All of the listing below must be repeated word for word. Pictures are the only thing to omit.

# Dataset extract
◆ ◆ ◆

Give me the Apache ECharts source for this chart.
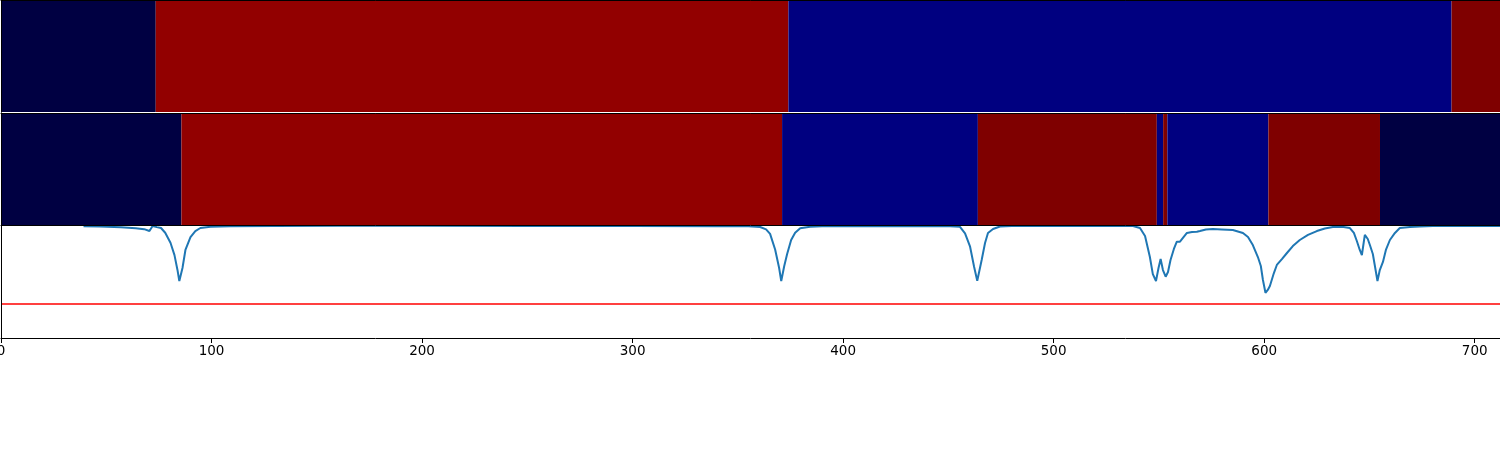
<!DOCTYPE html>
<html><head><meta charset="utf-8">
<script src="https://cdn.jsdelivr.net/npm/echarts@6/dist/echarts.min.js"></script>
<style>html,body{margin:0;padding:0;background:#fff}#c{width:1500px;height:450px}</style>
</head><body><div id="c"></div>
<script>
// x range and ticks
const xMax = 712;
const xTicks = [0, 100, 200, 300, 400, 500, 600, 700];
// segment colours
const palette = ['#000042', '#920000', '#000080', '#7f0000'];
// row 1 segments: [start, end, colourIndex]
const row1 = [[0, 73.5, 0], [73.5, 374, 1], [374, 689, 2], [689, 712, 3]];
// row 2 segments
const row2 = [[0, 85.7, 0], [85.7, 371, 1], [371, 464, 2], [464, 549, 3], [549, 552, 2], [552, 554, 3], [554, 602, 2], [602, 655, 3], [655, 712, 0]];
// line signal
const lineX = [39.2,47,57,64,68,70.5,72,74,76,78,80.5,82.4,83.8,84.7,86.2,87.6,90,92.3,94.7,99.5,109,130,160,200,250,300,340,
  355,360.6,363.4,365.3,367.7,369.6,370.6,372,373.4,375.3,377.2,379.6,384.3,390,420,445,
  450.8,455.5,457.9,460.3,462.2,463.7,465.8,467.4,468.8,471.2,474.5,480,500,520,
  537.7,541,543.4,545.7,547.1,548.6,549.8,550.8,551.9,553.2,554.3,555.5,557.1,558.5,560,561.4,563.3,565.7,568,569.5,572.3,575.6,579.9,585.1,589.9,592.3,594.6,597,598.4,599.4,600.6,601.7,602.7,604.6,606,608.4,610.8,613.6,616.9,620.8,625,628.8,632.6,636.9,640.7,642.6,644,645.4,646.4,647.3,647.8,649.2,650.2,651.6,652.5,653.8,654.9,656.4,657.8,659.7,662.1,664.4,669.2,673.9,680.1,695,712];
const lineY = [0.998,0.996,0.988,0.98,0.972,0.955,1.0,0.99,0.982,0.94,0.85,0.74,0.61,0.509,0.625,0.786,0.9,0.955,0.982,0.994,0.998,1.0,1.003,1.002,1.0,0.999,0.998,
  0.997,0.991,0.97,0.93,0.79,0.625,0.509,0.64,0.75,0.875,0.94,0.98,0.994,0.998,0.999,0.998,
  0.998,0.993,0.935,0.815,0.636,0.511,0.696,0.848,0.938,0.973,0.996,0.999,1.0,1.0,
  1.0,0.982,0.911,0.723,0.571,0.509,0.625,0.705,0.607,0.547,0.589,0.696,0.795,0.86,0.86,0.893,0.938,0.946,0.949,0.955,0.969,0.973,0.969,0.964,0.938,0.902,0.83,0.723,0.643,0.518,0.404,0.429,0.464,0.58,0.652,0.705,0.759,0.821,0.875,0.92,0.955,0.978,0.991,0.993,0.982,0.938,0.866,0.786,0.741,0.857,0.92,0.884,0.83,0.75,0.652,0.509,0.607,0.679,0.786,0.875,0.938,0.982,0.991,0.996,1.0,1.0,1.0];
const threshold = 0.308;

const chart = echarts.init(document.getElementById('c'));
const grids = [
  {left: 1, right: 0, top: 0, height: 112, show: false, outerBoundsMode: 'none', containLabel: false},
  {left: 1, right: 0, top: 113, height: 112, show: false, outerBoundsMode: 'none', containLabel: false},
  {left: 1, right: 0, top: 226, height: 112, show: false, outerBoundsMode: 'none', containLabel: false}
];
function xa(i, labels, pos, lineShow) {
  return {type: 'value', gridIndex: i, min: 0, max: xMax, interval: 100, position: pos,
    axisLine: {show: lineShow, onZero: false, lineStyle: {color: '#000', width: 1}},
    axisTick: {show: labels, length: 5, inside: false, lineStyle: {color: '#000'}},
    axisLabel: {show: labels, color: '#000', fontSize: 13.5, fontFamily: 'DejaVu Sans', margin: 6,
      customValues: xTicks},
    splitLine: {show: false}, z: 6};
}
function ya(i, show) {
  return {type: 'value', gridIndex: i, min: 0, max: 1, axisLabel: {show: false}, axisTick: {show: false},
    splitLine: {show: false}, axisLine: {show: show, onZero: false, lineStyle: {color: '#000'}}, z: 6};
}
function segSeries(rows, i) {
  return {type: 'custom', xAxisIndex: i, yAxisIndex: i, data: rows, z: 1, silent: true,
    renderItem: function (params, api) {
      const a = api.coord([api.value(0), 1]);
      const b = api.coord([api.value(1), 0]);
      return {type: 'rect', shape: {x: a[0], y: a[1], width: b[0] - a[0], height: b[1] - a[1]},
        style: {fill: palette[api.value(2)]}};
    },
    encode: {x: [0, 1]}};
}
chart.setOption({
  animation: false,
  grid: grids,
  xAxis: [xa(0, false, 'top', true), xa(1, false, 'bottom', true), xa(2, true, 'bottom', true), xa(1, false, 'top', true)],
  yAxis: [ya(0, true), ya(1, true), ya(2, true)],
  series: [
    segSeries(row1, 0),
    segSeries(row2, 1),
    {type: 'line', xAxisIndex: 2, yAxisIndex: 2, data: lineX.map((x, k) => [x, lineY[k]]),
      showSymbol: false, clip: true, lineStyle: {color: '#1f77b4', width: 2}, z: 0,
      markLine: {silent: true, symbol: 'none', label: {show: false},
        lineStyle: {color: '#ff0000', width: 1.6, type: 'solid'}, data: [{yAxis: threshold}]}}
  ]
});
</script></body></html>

◆ ◆ ◆

# Correct output
Give me the Apache ECharts source for this chart.
<!DOCTYPE html>
<html><head><meta charset="utf-8">
<script src="https://cdn.jsdelivr.net/npm/echarts@6/dist/echarts.min.js"></script>
<style>html,body{margin:0;padding:0;background:#fff}#c{width:1500px;height:450px}</style>
</head><body><div id="c"></div>
<script>
// x range and ticks
const xMax = 712;
const xTicks = [0, 100, 200, 300, 400, 500, 600, 700];
// segment colours
const palette = ['#000042', '#920000', '#000080', '#7f0000'];
// row 1 segments: [start, end, colourIndex]
const row1 = [[0, 73.5, 0], [73.5, 374, 1], [374, 689, 2], [689, 712, 3]];
// row 2 segments
const row2 = [[0, 85.7, 0], [85.7, 371, 1], [371, 464, 2], [464, 549, 3], [549, 552, 2], [552, 554, 3], [554, 602, 2], [602, 655, 3], [655, 712, 0]];
// line signal
const lineX = [39.2,47,57,64,68,70.5,72,74,76,78,80.5,82.4,83.8,84.7,86.2,87.6,90,92.3,94.7,99.5,109,130,160,200,250,300,340,
  355,360.6,363.4,365.3,367.7,369.6,370.6,372,373.4,375.3,377.2,379.6,384.3,390,420,445,
  450.8,455.5,457.9,460.3,462.2,463.7,465.8,467.4,468.8,471.2,474.5,480,500,520,
  537.7,541,543.4,545.7,547.1,548.6,549.8,550.8,551.9,553.2,554.3,555.5,557.1,558.5,560,561.4,563.3,565.7,568,569.5,572.3,575.6,579.9,585.1,589.9,592.3,594.6,597,598.4,599.4,600.6,601.7,602.7,604.6,606,608.4,610.8,613.6,616.9,620.8,625,628.8,632.6,636.9,640.7,642.6,644,645.4,646.4,647.3,647.8,649.2,650.2,651.6,652.5,653.8,654.9,656.4,657.8,659.7,662.1,664.4,669.2,673.9,680.1,695,712];
const lineY = [0.998,0.996,0.988,0.98,0.972,0.955,1.0,0.99,0.982,0.94,0.85,0.74,0.61,0.509,0.625,0.786,0.9,0.955,0.982,0.994,0.998,1.0,1.003,1.002,1.0,0.999,0.998,
  0.997,0.991,0.97,0.93,0.79,0.625,0.509,0.64,0.75,0.875,0.94,0.98,0.994,0.998,0.999,0.998,
  0.998,0.993,0.935,0.815,0.636,0.511,0.696,0.848,0.938,0.973,0.996,0.999,1.0,1.0,
  1.0,0.982,0.911,0.723,0.571,0.509,0.625,0.705,0.607,0.547,0.589,0.696,0.795,0.86,0.86,0.893,0.938,0.946,0.949,0.955,0.969,0.973,0.969,0.964,0.938,0.902,0.83,0.723,0.643,0.518,0.404,0.429,0.464,0.58,0.652,0.705,0.759,0.821,0.875,0.92,0.955,0.978,0.991,0.993,0.982,0.938,0.866,0.786,0.741,0.857,0.92,0.884,0.83,0.75,0.652,0.509,0.607,0.679,0.786,0.875,0.938,0.982,0.991,0.996,1.0,1.0,1.0];
const threshold = 0.308;

const chart = echarts.init(document.getElementById('c'));
const grids = [
  {left: 1, right: 0, top: 0, height: 112, show: false, outerBoundsMode: 'none', containLabel: false},
  {left: 1, right: 0, top: 113, height: 112, show: false, outerBoundsMode: 'none', containLabel: false},
  {left: 1, right: 0, top: 226, height: 112, show: false, outerBoundsMode: 'none', containLabel: false}
];
function xa(i, labels, pos, lineShow) {
  return {type: 'value', gridIndex: i, min: 0, max: xMax, interval: 100, position: pos,
    axisLine: {show: lineShow, onZero: false, lineStyle: {color: '#000', width: 1}},
    axisTick: {show: labels, length: 5, inside: false, lineStyle: {color: '#000'}},
    axisLabel: {show: labels, color: '#000', fontSize: 13.5, fontFamily: 'DejaVu Sans', margin: 6,
      customValues: xTicks},
    splitLine: {show: false}, z: 6};
}
function ya(i, show) {
  return {type: 'value', gridIndex: i, min: 0, max: 1, axisLabel: {show: false}, axisTick: {show: false},
    splitLine: {show: false}, axisLine: {show: show, onZero: false, lineStyle: {color: '#000'}}, z: 6};
}
function segSeries(rows, i) {
  return {type: 'custom', xAxisIndex: i, yAxisIndex: i, data: rows, z: 1, silent: true,
    renderItem: function (params, api) {
      const a = api.coord([api.value(0), 1]);
      const b = api.coord([api.value(1), 0]);
      return {type: 'rect', shape: {x: a[0], y: a[1], width: b[0] - a[0], height: b[1] - a[1]},
        style: {fill: palette[api.value(2)]}};
    },
    encode: {x: [0, 1]}};
}
chart.setOption({
  animation: false,
  grid: grids,
  xAxis: [xa(0, false, 'top', true), xa(1, false, 'bottom', true), xa(2, true, 'bottom', true), xa(1, false, 'top', true)],
  yAxis: [ya(0, true), ya(1, true), ya(2, true)],
  series: [
    segSeries(row1, 0),
    segSeries(row2, 1),
    {type: 'line', xAxisIndex: 2, yAxisIndex: 2, data: lineX.map((x, k) => [x, lineY[k]]),
      showSymbol: false, clip: true, lineStyle: {color: '#1f77b4', width: 2}, z: 0,
      markLine: {silent: true, symbol: 'none', label: {show: false},
        lineStyle: {color: '#ff0000', width: 1.6, type: 'solid'}, data: [{yAxis: threshold}]}}
  ]
});
</script></body></html>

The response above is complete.